On the calm shores of Gosport, an invisible danger lurks beneath seemingly tranquil waters. Residents have been warned to avoid any contact with the sea, as signs banning swimming have gone up following a sewage leak. The lakes at Haslar, Workhouse, Stoke, and Alverstoke Creek may look clean, but they are now considered hazardous. Water samples revealed dangerously high levels of ammonia — a sign of chronic pollution, according to local authorities.
This scene is just one of hundreds of similar incidents taking place across Britain every year, affecting both local communities and consumers. In 2024 alone, untreated sewage was released into England’s rivers and coastal areas for a staggering 3.61 million hours. Data from the Environment Agency shows that while the number of sewage discharge incidents by water companies dropped slightly, the average duration of each incident has increased. Though sewage discharge is not necessarily illegal, it is only allowed in exceptional cases — such as during heavy rainfall to prevent the system from overflowing.
A Collapsed Regulatory System
On Monday, the UK government announced a complete overhaul of its water sector regulatory framework in England and Wales. The plan includes abolishing Ofwat, the water services regulation authority, and replacing it with a unified and more powerful supervisory body. This new body will absorb the responsibilities of Ofwat, the Environment Agency, Natural England, and the Drinking Water Inspectorate. The aim is to simplify the fragmented oversight system and tackle pollution in rivers, lakes, and seas more effectively.
This initiative marks the first step in implementing five key recommendations — out of a total of 88 — proposed by the Independent Water Commission, chaired by Sir John Cunliffe. The Cunliffe report described the water sector as “broken,” citing serious management failures and mismanagement by water companies. It referred to the current crisis as a “modern Great Stink,” drawing a parallel with the 19th-century sanitation disaster that once plagued London.

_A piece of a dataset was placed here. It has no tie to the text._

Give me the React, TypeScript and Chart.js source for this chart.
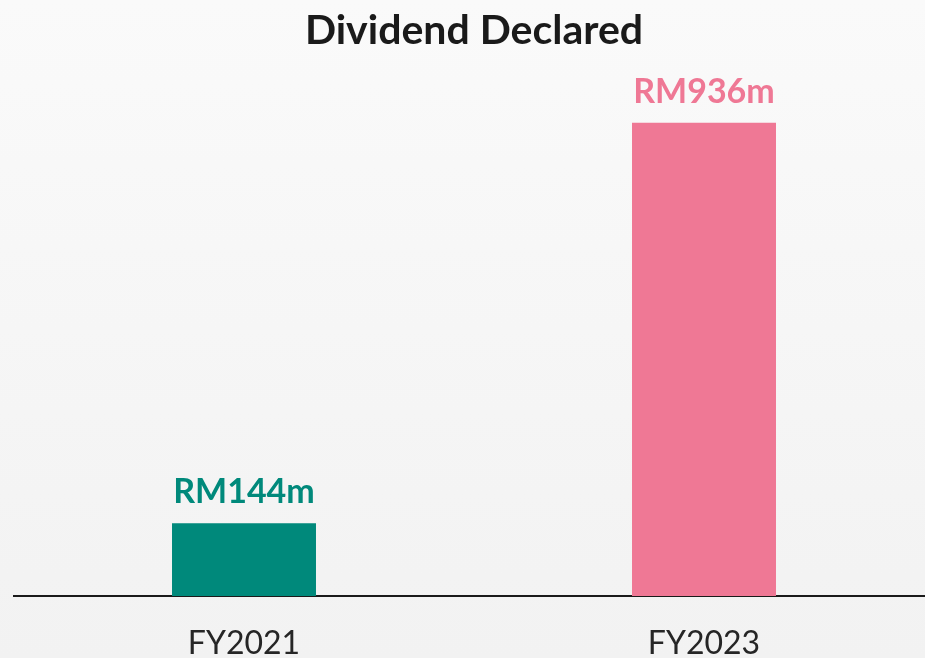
import React, { useEffect, useRef } from "react";
import { Chart, registerables } from "chart.js";

Chart.register(...registerables);

const TITLE = "Dividend Declared";
const categories = ["FY2021", "FY2023"];
const dividends = [144, 936];
const barColors = ["#00897B", "#EF7895"];
const labelPrefix = "RM";
const labelSuffix = "m";

const valueLabels = {
  id: "valueLabels",
  afterDatasetsDraw(chart: any) {
    const ctx = chart.ctx;
    const meta = chart.getDatasetMeta(0);
    const ds = chart.data.datasets[0];
    ctx.save();
    ctx.font = "bold 34px Lato";
    ctx.textAlign = "center";
    ctx.textBaseline = "alphabetic";
    meta.data.forEach((bar: any, i: number) => {
      ctx.fillStyle = (ds.backgroundColor as string[])[i];
      ctx.fillText(`${labelPrefix}${ds.data[i]}${labelSuffix}`, bar.x, bar.y - 20);
    });
    ctx.restore();
  },
};

export default function App() {
  const ref = useRef<HTMLCanvasElement | null>(null);
  useEffect(() => {
    if (!ref.current) return;
    const chart = new Chart(ref.current, {
      type: "bar",
      data: {
        labels: categories,
        datasets: [
          {
            data: dividends,
            backgroundColor: barColors,
            borderWidth: 0,
            barPercentage: 0.313,
            categoryPercentage: 1,
          },
        ],
      },
      options: {
        animation: false,
        responsive: false,
        maintainAspectRatio: false,
        layout: { padding: { left: 14, right: 21, top: 0, bottom: 0 } },
        plugins: {
          legend: { display: false },
          tooltip: { enabled: false },
          title: {
            display: true,
            text: TITLE,
            color: "#1a1a1a",
            font: { family: "Lato", size: 41, weight: "bold", lineHeight: 1.2 },
            padding: { top: 6.2, bottom: 4.6 },
          },
        },
        scales: {
          x: {
            grid: { display: false, drawTicks: false },
            border: { display: true, color: "#1a1a1a", width: 2 },
            ticks: {
              color: "#262626",
              font: { family: "Lato", size: 32 },
              padding: 28,
            },
            afterFit(scale: any) {
              scale.height = 62;
            },
          },
          y: {
            display: false,
            min: 0,
            max: 1060,
            grid: { display: false },
          },
        },
      },
      plugins: [valueLabels],
    });
    return () => chart.destroy();
  }, []);
  return (
    <div
      style={{
        position: "fixed",
        left: 0,
        top: 0,
        width: 925,
        height: 658,
        overflow: "hidden",
        background: "linear-gradient(180deg, #fafafa 0%, #f2f2f2 100%)",
      }}
    >
      <canvas ref={ref} width={955} height={658} style={{ display: "block" }} />
    </div>
  );
}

The newly proposed regulator is expected to enhance transparency through measures such as a real-time sewage discharge map, which will automatically update and name the responsible companies, ending the practice of self-reporting. The goal is both environmental protection and the prevention of soaring costs for consumers.
“The decision to scrap Ofwat marks a turning point,” said Professor Kiran Tota-Maharaj, an expert in Water Resources and Infrastructure Management at the Royal Agricultural University. “It reflects a loss of public and political confidence in a murky and fragmented regulatory structure that has failed to prevent environmental degradation.” He added that a centralized regulator could lead to clearer oversight and better enforcement. However, he also warned of transitional uncertainty, the potential for regulatory capture, and investor reluctance if the new body lacks transparency or independence. “Although the reforms are ambitious, they do not address the ownership model that many believe lies at the heart of the water sector’s dysfunction. We must also acknowledge decades of underinvestment, £85 billion in shareholder payouts, and mounting debt,” Tota-Maharaj concluded.
Professor Hannah Cloke, a hydrologist at the University of Reading, stressed that while the reforms are “absolutely necessary,” time is of the essence. “We can’t spend years building new systems while our rivers remain polluted and reservoirs run dry. The real challenge isn’t designing better systems on paper — it’s forcing companies to fix leaks, stop dumping sewage, and build the infrastructure we actually need.”
A Political Fault Line
The government’s plan has quickly become a major topic of debate in Westminster. Labour MPs argue that the failure to properly regulate the water sector during the Conservatives’ 14-year rule was a key factor in their landslide election defeat in 2024.
The conversation has also turned to the legacy of Margaret Thatcher, who privatized England’s water industry in 1989. A similar attempt by John Major’s Conservative government in 1994 to privatize Scotland’s water system met fierce opposition and was ultimately abandoned.
Now in power, Labour is seeking to reverse the damage of recent months but is facing political pressure — especially from the far right and Nigel Farage, a staunch Thatcher supporter who left the Conservative Party after her removal. Farage’s Reform UK party, currently leading in the polls, promises to re-nationalize half of the water sector. Labour, however, is distancing itself from full-scale nationalization, citing the strained state of the UK’s public finances. In June alone, the public sector borrowed £20.7 billion — significantly more than analysts’ expectations of £17.6 billion.
Kemi Badenoch, leader of the Conservative Party, has taken a neutral stance on Labour’s plan while criticising Farage. “He wants to borrow more for nationalisation, more for handouts. Who’s going to pay for all that? Your children,” she remarked.
In contrast, Green Party MP Adrian Ramsay dismissed the proposed reforms as superficial: “Expecting a different regulatory model to fix the water industry is, frankly, like rearranging deckchairs on the Titanic. And what’s worse, the majority of the public will be left paying more, while the sector sinks under the weight of a failed privatization model.”